### DIRECTIONS
Everything in the listing except the pictures should be written out exactly.

[start]

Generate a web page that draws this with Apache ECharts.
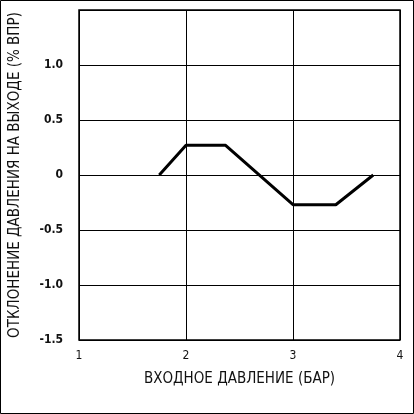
<!DOCTYPE html>
<html><head><meta charset="utf-8">
<script src="https://cdn.jsdelivr.net/npm/echarts@6/dist/echarts.min.js"></script>
<style>html,body{margin:0;padding:0;background:#fff}#c{width:414px;height:414px}</style>
</head><body><div id="c"></div>
<script>
const xValues = [1.75, 2.0, 2.37, 3.0, 3.4, 3.75];
const yValues = [0, 0.27, 0.27, -0.27, -0.27, 0];
const xTitle = 'ВХОДНОЕ ДАВЛЕНИЕ (БАР)';
const yTitle = 'ОТКЛОНЕНИЕ ДАВЛЕНИЯ НА ВЫХОДЕ (% ВПР)';
const chart = echarts.init(document.getElementById('c'));
const font = '"Liberation Sans Narrow","DejaVu Sans Condensed",sans-serif';
chart.setOption({
  animation: false,
  grid: {left: 75, right: 14, top: 10, bottom: 74, show: true, borderColor: '#000', borderWidth: 1.5},
  graphic: [{type: 'rect', shape: {x: 0.5, y: 0.5, width: 413, height: 413}, style: {fill: 'none', stroke: '#000', lineWidth: 1}}],
  xAxis: {type: 'value', min: 1, max: 4, interval: 1,
    name: xTitle, nameLocation: 'middle', nameGap: 32,
    nameTextStyle: {color: '#111', fontSize: 15, fontFamily: font},
    axisLine: {show: false}, axisTick: {show: false},
    axisLabel: {color: '#111', fontSize: 12, fontFamily: font, margin: 10},
    splitLine: {lineStyle: {color: '#000', width: 1}}},
  yAxis: {type: 'value', min: -1.5, max: 1.5, interval: 0.5,
    name: yTitle, nameLocation: 'middle', nameGap: 56,
    nameTextStyle: {color: '#111', fontSize: 15, fontFamily: font},
    axisLine: {show: false}, axisTick: {show: false},
    axisLabel: {color: '#111', fontSize: 12, fontWeight: 'bold', fontFamily: font, margin: 16,
      formatter: v => v === 1.5 ? '' : (v === 0 ? '0' : v.toFixed(1))},
    splitLine: {lineStyle: {color: '#000', width: 1}}},
  series: [{type: 'line', data: xValues.map((x, i) => [x, yValues[i]]),
    symbol: 'none', lineStyle: {color: '#000', width: 3}}]
});
</script></body></html>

[end]

### WORKED ANSWER
Generate a web page that draws this with Apache ECharts.
<!DOCTYPE html>
<html><head><meta charset="utf-8">
<script src="https://cdn.jsdelivr.net/npm/echarts@6/dist/echarts.min.js"></script>
<style>html,body{margin:0;padding:0;background:#fff}#c{width:414px;height:414px}</style>
</head><body><div id="c"></div>
<script>
const xValues = [1.75, 2.0, 2.37, 3.0, 3.4, 3.75];
const yValues = [0, 0.27, 0.27, -0.27, -0.27, 0];
const xTitle = 'ВХОДНОЕ ДАВЛЕНИЕ (БАР)';
const yTitle = 'ОТКЛОНЕНИЕ ДАВЛЕНИЯ НА ВЫХОДЕ (% ВПР)';
const chart = echarts.init(document.getElementById('c'));
const font = '"Liberation Sans Narrow","DejaVu Sans Condensed",sans-serif';
chart.setOption({
  animation: false,
  grid: {left: 75, right: 14, top: 10, bottom: 74, show: true, borderColor: '#000', borderWidth: 1.5},
  graphic: [{type: 'rect', shape: {x: 0.5, y: 0.5, width: 413, height: 413}, style: {fill: 'none', stroke: '#000', lineWidth: 1}}],
  xAxis: {type: 'value', min: 1, max: 4, interval: 1,
    name: xTitle, nameLocation: 'middle', nameGap: 32,
    nameTextStyle: {color: '#111', fontSize: 15, fontFamily: font},
    axisLine: {show: false}, axisTick: {show: false},
    axisLabel: {color: '#111', fontSize: 12, fontFamily: font, margin: 10},
    splitLine: {lineStyle: {color: '#000', width: 1}}},
  yAxis: {type: 'value', min: -1.5, max: 1.5, interval: 0.5,
    name: yTitle, nameLocation: 'middle', nameGap: 56,
    nameTextStyle: {color: '#111', fontSize: 15, fontFamily: font},
    axisLine: {show: false}, axisTick: {show: false},
    axisLabel: {color: '#111', fontSize: 12, fontWeight: 'bold', fontFamily: font, margin: 16,
      formatter: v => v === 1.5 ? '' : (v === 0 ? '0' : v.toFixed(1))},
    splitLine: {lineStyle: {color: '#000', width: 1}}},
  series: [{type: 'line', data: xValues.map((x, i) => [x, yValues[i]]),
    symbol: 'none', lineStyle: {color: '#000', width: 3}}]
});
</script></body></html>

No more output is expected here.